There are steps you can take to develop and improve your patience.
I used to believe that a person was either patient or they weren’t.
End of story.
But I’ve learned over the years, that patience is a skill that can be developed and improved.
Like any other skill, it takes consistent practice, but increasing patience is absolutely doable!
Here are some helpful tips to increase your patience:
1. Acknowledge your struggle with patience
The first tip is to simply acknowledge your struggle.
Be honest with your kids too. Let them know that lots of people struggle with impatience and that this is something you struggle with too.
Sometimes just naming the struggle is half the battle.
2. Engage in consistent self-care
One of the toughest things to stay consistent with as a homeschooling mama is self-care.
It’s so hard!
But it’s also critical!
Because if you don’t get in the habit of caring for yourself, you WILL experience homeschooling burnout!
Ask me how I know!
So brainstorm ways that you can practice self-care.
How do you like to start your day?
Are you a coffee drinker? Tea?
Do you enjoy reading? Watching certain shows?
Do you need alone time to recharge or do you thrive in larger groups of people?
How can you get consistent activity each day?
Are you interested in meditation? (Meditation has been a game-changer for me!)
Taking this time to engage in consistent self-care is going to improve your overall well-being and create more space for patience to grow.
3. Outsource when necessary
Don’t try to do it all when it comes to homeschooling!
This is a recipe for serious burnout!
Online classes, tutoring, in-person classes, homeschool co-ops, and trading off teaching with other homeschooling families are all feasible ways to lighten your load.
Are there ways to lighten your load when it comes to making meals, cleaning the house, and running errands?
Can your partner help take some things off your plate too?
Outsourcing will help tremendously, I promise!
4. Find a support system and community
Having support with homeschooling is critical for long term success.
It really is!
If you don’t already have a local homeschooling co-op, group of friends, or another related group, I recommend you go online.

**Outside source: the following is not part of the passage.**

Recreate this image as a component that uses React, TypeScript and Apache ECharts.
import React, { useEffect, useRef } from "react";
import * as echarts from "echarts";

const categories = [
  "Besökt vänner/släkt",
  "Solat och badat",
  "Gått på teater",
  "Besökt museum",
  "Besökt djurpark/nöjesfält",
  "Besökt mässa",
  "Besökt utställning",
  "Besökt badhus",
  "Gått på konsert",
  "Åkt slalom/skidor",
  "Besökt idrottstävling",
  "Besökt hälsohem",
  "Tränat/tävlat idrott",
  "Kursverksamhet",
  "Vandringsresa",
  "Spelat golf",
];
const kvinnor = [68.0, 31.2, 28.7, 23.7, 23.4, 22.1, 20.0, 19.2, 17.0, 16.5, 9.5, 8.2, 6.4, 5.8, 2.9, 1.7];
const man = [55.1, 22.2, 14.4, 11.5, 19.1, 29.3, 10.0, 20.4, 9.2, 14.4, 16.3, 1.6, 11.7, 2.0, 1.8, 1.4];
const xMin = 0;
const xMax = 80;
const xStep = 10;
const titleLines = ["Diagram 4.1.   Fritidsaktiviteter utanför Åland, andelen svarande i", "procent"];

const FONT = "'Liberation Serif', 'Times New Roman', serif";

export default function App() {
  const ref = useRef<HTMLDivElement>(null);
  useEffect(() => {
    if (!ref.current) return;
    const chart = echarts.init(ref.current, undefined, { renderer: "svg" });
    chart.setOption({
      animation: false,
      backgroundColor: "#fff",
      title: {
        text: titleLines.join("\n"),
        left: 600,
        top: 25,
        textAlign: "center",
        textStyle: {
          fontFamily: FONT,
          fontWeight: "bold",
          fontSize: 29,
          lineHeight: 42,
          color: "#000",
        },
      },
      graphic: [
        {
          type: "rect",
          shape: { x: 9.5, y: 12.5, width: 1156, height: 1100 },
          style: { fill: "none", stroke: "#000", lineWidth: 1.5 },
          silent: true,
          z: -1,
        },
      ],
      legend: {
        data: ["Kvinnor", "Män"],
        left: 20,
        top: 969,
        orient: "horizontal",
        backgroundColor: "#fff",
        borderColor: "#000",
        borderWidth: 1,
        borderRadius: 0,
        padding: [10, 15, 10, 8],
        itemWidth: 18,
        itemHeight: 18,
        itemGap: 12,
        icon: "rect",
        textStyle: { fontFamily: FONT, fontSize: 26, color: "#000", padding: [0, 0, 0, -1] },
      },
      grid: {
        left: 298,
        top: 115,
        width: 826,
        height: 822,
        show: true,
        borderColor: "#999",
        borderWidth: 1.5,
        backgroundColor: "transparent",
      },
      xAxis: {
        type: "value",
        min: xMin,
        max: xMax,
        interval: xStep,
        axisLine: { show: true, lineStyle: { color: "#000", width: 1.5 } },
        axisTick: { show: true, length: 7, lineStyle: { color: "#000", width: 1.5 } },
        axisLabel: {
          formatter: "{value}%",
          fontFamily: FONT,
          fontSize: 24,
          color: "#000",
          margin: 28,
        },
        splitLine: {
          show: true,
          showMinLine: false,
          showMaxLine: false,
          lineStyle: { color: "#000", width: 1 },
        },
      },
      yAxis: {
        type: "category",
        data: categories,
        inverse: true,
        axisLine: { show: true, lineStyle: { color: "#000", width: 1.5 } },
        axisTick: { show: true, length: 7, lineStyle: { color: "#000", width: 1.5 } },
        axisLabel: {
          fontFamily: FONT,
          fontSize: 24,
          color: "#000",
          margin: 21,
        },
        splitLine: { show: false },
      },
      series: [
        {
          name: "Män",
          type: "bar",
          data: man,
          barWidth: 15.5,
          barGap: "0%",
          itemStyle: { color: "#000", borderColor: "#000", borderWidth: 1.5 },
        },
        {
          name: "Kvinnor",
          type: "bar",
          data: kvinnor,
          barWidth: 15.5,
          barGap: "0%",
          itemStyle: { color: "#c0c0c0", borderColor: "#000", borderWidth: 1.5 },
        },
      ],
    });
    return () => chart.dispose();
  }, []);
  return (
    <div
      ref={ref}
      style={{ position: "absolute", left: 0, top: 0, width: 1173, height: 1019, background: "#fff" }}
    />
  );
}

Start by doing a search using trusty old Google and see what comes up in your area.
If you’re having trouble finding a solid support system or community, your people are likely online.
Isn’t this great news!?!
While finding solid in-person homeschooling support can feel tough sometimes, the internet is bursting with interesting and engaged homeschoolers.

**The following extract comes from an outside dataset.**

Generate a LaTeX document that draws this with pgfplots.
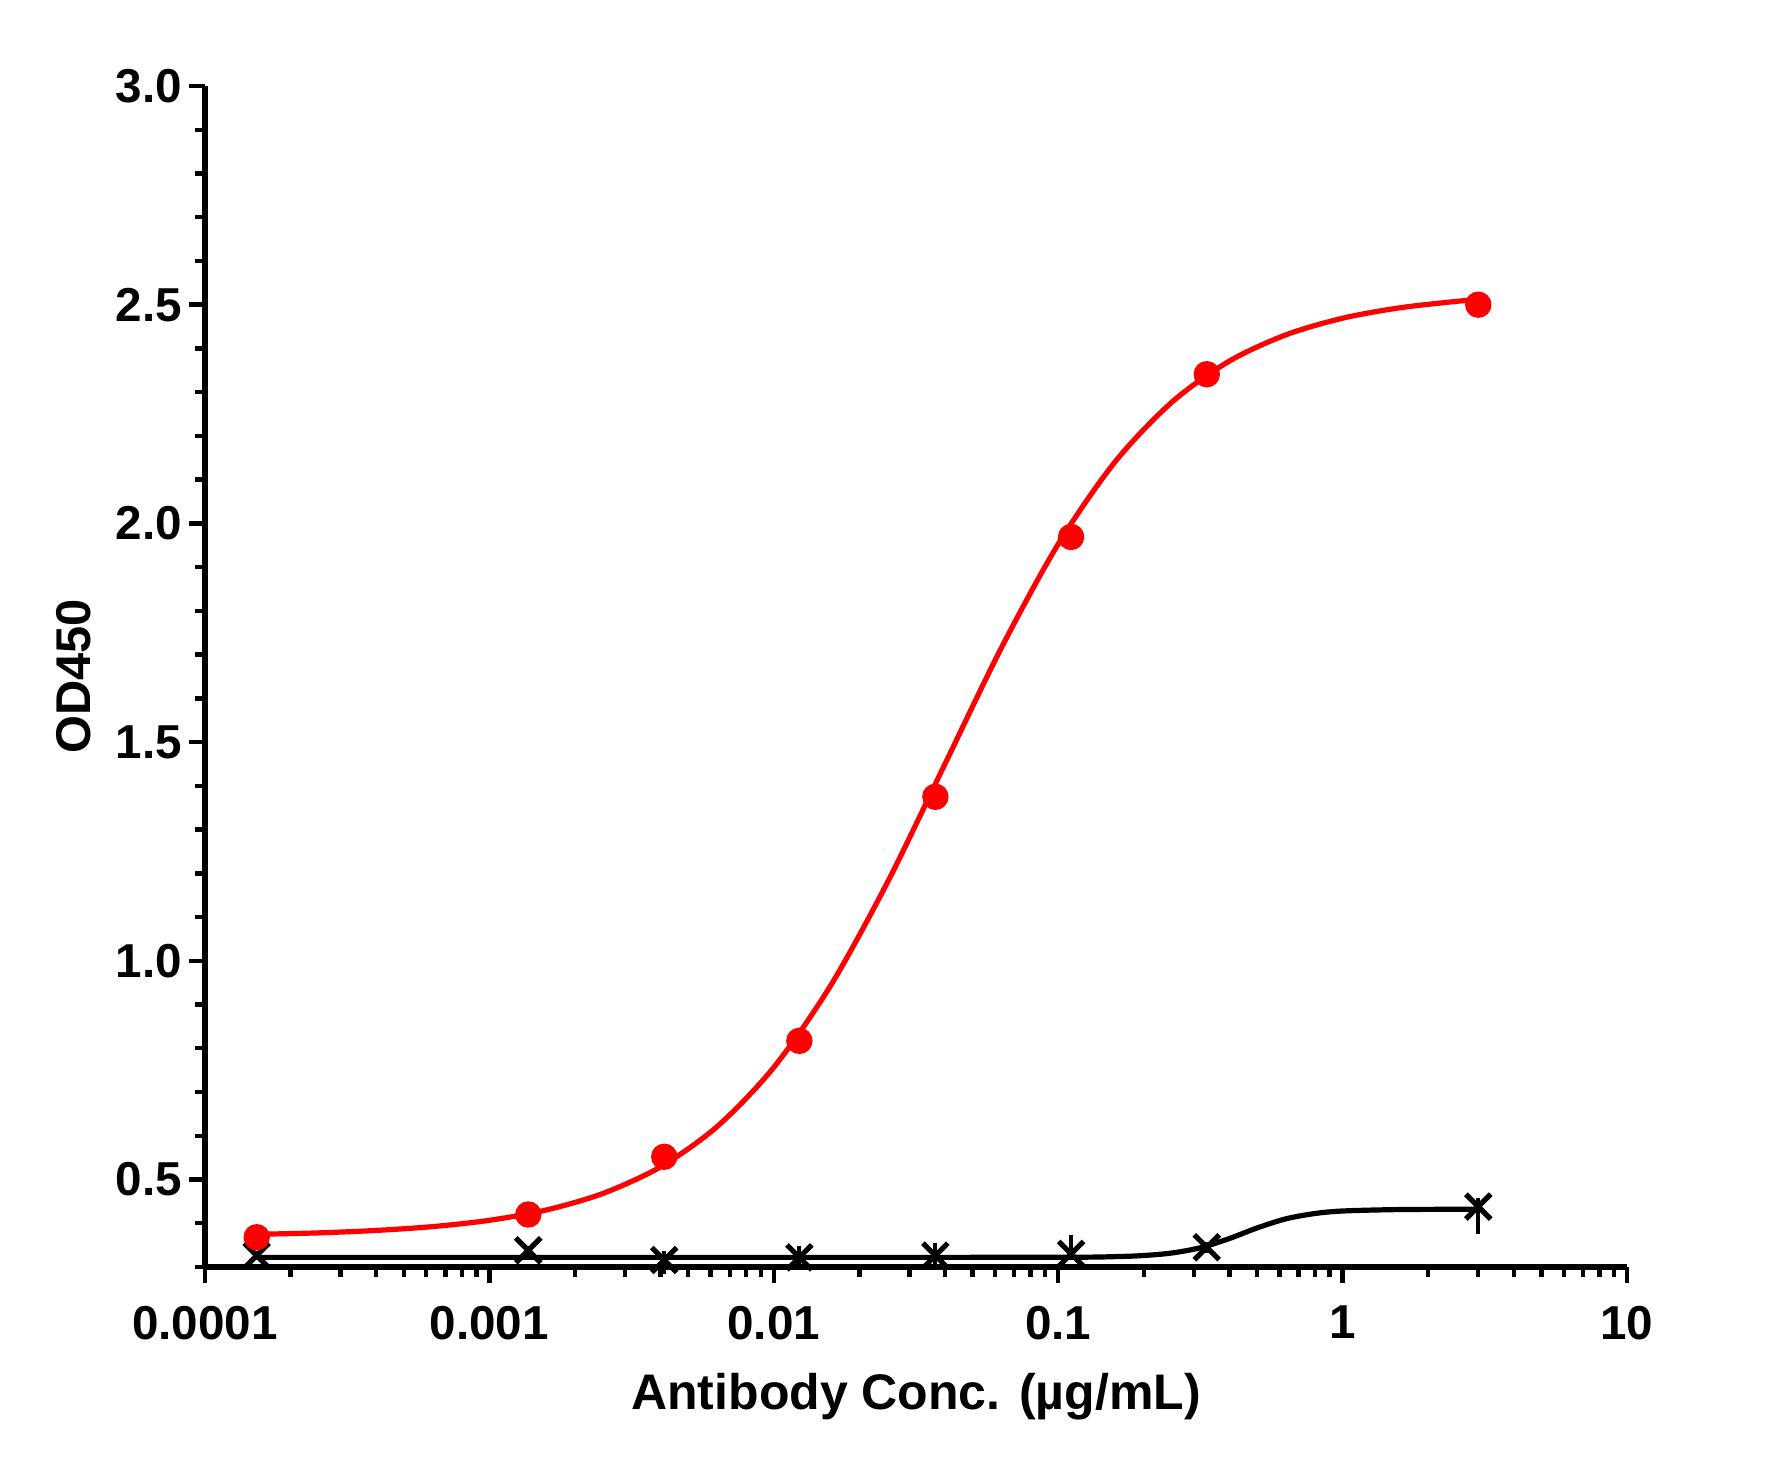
\documentclass[border=0pt]{standalone}
\usepackage{fontspec}
\setmainfont{Liberation Sans}
\usepackage{pgfplots}
\pgfplotsset{compat=1.18}
\begin{document}
\begin{tikzpicture}
\begin{axis}[
  scale only axis, width=355.5pt, height=295.25pt,
  xmode=log, xmin=1e-4, xmax=10, ymin=0.3, ymax=3.0,
  clip=false,
  axis x line*=bottom, axis y line*=left,
  axis line style={line width=1.4pt, -},
  tick align=outside,
  major tick length=4pt, minor tick length=2.4pt,
  tick style={line width=1.1pt, black},
  xtick={1e-4,1e-3,1e-2,1e-1,1,10},
  xticklabels={0.0001,0.001,0.01,0.1,1,10},
  minor xtick={2e-4,3e-4,4e-4,5e-4,6e-4,7e-4,8e-4,9e-4,
               2e-3,3e-3,4e-3,5e-3,6e-3,7e-3,8e-3,9e-3,
               2e-2,3e-2,4e-2,5e-2,6e-2,7e-2,8e-2,9e-2,
               0.2,0.3,0.4,0.5,0.6,0.7,0.8,0.9,
               2,3,4,5,6,7,8,9},
  ytick={0.5,1,1.5,2,2.5,3},
  yticklabels={0.5,1.0,1.5,2.0,2.5,3.0},
  minor ytick={0.3,0.4,0.6,0.7,0.8,0.9,1.1,1.2,1.3,1.4,1.6,1.7,1.8,1.9,2.1,2.2,2.3,2.4,2.6,2.7,2.8,2.9},
  xticklabel style={font=\fontsize{11.9}{14}\selectfont\bfseries, inner sep=0pt, anchor=north, yshift=-5.5pt},
  yticklabel style={font=\fontsize{11.9}{14}\selectfont\bfseries, inner sep=0pt, anchor=east, xshift=-1.6pt},
  every axis x label/.style={at={([yshift=-35.75pt]axis description cs:0.5,0)}, anchor=base, inner sep=0pt,
     font=\fontsize{12.5}{15}\selectfont\bfseries},
  every axis y label/.style={at={([xshift=-32.75pt]axis description cs:0,0.5)}, rotate=90, anchor=center, inner sep=0pt,
     font=\fontsize{12.2}{15}\selectfont\bfseries},
  xlabel={Antibody Conc. (µg/mL)},
  ylabel={OD450},
]
% black fitted curve
\addplot[black, line width=1.3pt, smooth, no marks] coordinates {
(0.000152,0.322)(0.001,0.322)(0.01,0.322)(0.1,0.3222)(0.1585,0.3237)(0.1995,0.3262)
(0.2512,0.332)(0.3162,0.344)(0.3981,0.3646)(0.5012,0.3894)(0.631,0.41)(0.7943,0.422)
(1,0.428)(1.585,0.4313)(3,0.432)};
% black points with error bars
\addplot[only marks, mark=x, mark size=4.4pt, black, mark options={line width=1.3pt},
  error bars/.cd, y dir=both, y explicit, error mark=none,
  error bar style={line width=1.0pt, black}] coordinates {
(0.000152,0.326) +- (0,0.01)
(0.00137,0.338) +- (0,0.01)
(0.00412,0.316) += (0,0.02) -= (0,0.032)
(0.0123,0.322) +- (0,0.025)
(0.037,0.326) += (0,0.028) -= (0,0.02)
(0.111,0.330) += (0,0.042) -= (0,0.01)
(0.333,0.345) +- (0,0.012)
(3,0.438) += (0,0.02) -= (0,0.062)};
% red fitted curve
\addplot[red, line width=1.3pt, smooth, no marks] coordinates {
(0.000152,0.3747)(0.000251,0.378)(0.000398,0.3835)(0.000631,0.3923)(0.001,0.4067)
(0.001585,0.4303)(0.002512,0.4683)(0.003981,0.5283)(0.00631,0.6206)(0.01,0.7564)
(0.01585,0.9435)(0.02512,1.1798)(0.03981,1.4473)(0.0631,1.7152)(0.1,1.9526)
(0.1585,2.1408)(0.2512,2.2773)(0.3981,2.3704)(0.631,2.4309)(1,2.4691)
(1.585,2.4928)(2.512,2.5076)(3,2.5114)};
% red points
\addplot[only marks, mark=*, mark size=3.1pt, red] coordinates {
(0.000152,0.368)(0.00137,0.420)(0.00412,0.552)(0.0123,0.817)
(0.037,1.375)(0.111,1.969)(0.333,2.341)(3,2.500)};
\end{axis}
\path ([shift={(-51.25pt,-49.25pt)}]current axis.south west) rectangle ([shift={(37.75pt,21.5pt)}]current axis.north east);
\end{tikzpicture}
\end{document}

You just need to do a bit of searching and between blogs, Pinterest, and social media, you WILL find your people!
So start looking around for a support system and community!
5. Cultivate a growth mindset together with your children
First, what the heck is growth mindset!?!
This term was created by Carol Dweck, Ph.D. who is one of the leading psychologists and teachers covering achievement and success.
In a nutshell, a growth mindset is the belief that basic abilities can be developed through consistent hard work and dedication.
A fixed mindset, on the other hand, believes that basic intelligence and talents cannot be improved significantly.
A growth mindset creates a love of learning. It nurtures a resilience that is essential in order to achieve great success.
Perhaps you’ve heard of the book Grit: The Power of Passion and Perseverance by Angela Duckworth?
This book is all about how the most successful people are not those who are talented and lucky, but those who learn how to work hard, demonstrate grit and determination and refuse to give up.
And as someone who has been homeschooling for nearly a decade, let me tell you, homeschooling is all about having a growth mindset!
Not only does this include academic subjects, extracurricular activities, community involvement, and connection, but it also includes our own personal development.
And guess what quality is included here?
So cultivate a growth mindset together with your children and reap the rewards!
I hope I’ve been able to reassure you, (at least a little!) that you can still homeschool successfully even if you don’t think you have the patience to homeschool.
I promise you, having a lot of patience is NOT a necessary requirement for homeschooling! And remember, patience is something that can absolutely be developed and improved!